Each story of someone's dying is unique. Among the stories of those who die unafraid, though, are threads that run strong and true: the ability to laugh (especially at ourselves), the usefulness of kindness and honesty, the need to keep control of our own destinies as long and as fully as possible, the healing power of forgiveness.
Spiritual framework is central to all of these. I no longer believe (as I once did) that the faith which is at my own core offers the only avenue toward an unfeared death. I have heard stories of fearless dying from and about Christians, Jews, Buddhists and agnostics, and about children too young to have formed their own spiritual beliefs. What they all shared was a sense that each of us is indeed part of something larger; that once mortal life ends, there is something more--a heaven with gold-paved streets, a reincarnation, linkage with an ongoing heritage, a mystical connection to those we love or to the universe. All showed, in their dying moments or days, an unmistakable openness to whatever lay within and beyond their dying.
They used what they knew to reach this openness: music, a sense of humor, friends, family tradition, ancient wisdom. And almost always, in one way or another, they made peace. That comes as no surprise. Most of the world's great religions teach the value of peacemaking, and those who have made peace where brokenness existed often tell of benefits they received in the process. In dying, being at peace in this world seems a key to fearless entrance into the next--or into whatever lies ahead.
Our fears are as individual as our humanity itself, and there is no magic formula for making them disappear. But like most frightening things, they lose some of their power when exposed to the light. Most of us will admit to fearing pain, loneliness, alienation, or lack of control at the end of our lives, known quantities we can take steps to address. If we can find assurance that pain will be alleviated and that we will have someone with us, if we set our affairs in order and mend our fences, the big fear, dying itself, may be deflated like yesterday's helium balloon.

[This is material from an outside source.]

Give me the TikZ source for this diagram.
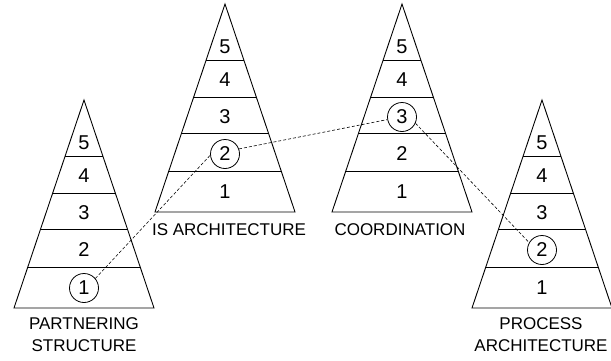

In other cultures, earlier times, people built structures around the dying process: the family-filled deathbed scene, departures to await death in a sacred place, traditional songs and celebrations. And there was talk. If we begin to talk about our dying, we can hold our fears up to the light--and watch them fade.
I believe that dying deserves a place in the light. The last great experience of this mortal existence, it need not be welcomed but it need not be feared.